New Bluetooth Add-on for Palm Vx
Red-M, a supplier of advanced Bluetooth networking products, has just launched the Red-M Blade, a Bluetooth clip-on for the Palm Vx, giving it short-range wireless networking capabilities. Its design allows the handheld to be placed in its cradle without removing the clip-on. Combined with Red-M's BladeLink software, connection in the office, home, or on the road is seamless and automatic. It will be available in retail stores this month for $200.
When in the office or at home, the Red-M Blade can link to a Bluetooth network, such as that provided by Red-M's 3000AS access server and 1000AP access point devices, to allow access to local information and the Internet.
When out of the office the Red-M Blade can connect to a Bluetooth-enabled mobile phone to allow access to the Internet. It will identify and can connect with other authorized Bluetooth devices, such as a PC, to allow wireless synchronization. It can also communicate with other Bluetooth-enabled Palm powered devices for applications like game playing.
It uses the Palm's own internal battery and the company estimates that a charge will last both devices for two days with normal use.
Red-Mís Bluetooth management software allows users to view a list of all of the devices to which they are able to connect, this includes both personal end points such as PCs, PDAs, phones and also access points in a network. This lets users establish a connection from wherever they are within the Bluetooth network. If required, the user can restrict the number of devices and connect to only specific devices.
Many of the device's features are provided via software that is installed on the Palm. Upgrades that will support additional features and enhanced connectivity will be downloadable from the company's Web site.

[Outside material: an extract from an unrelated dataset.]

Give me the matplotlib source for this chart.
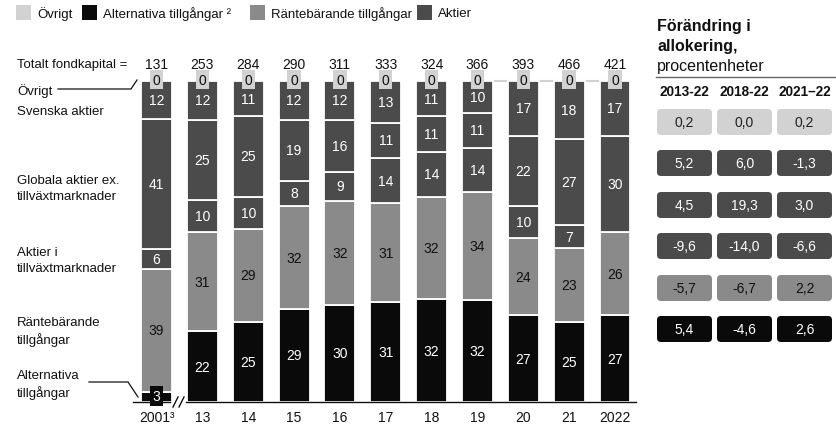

John Cook, senior director of product marketing at Palm, Inc., adds, "We are delighted that Red-M is implementing a Bluetooth wireless application. The Red-M Blade combines the benefits of Bluetooth with the power of the Palm handheld to enable wireless access to relevant information."
Bluetooth is a specification for a small form-factor, low-cost, radio connection providing links between mobile computers, mobile phones and other portable and handheld devices, and connectivity to the Internet. The Bluetooth Special Interest Group, made up of leaders in the telecommunications, computing, and network industries, is driving development of the technology and bringing it to market. The Bluetooth SIG includes promoter companies 3Com, Ericsson, IBM, Intel, Lucent, Microsoft, Motorola, Nokia, Palm and Toshiba, and more than 1,800 adopter companies.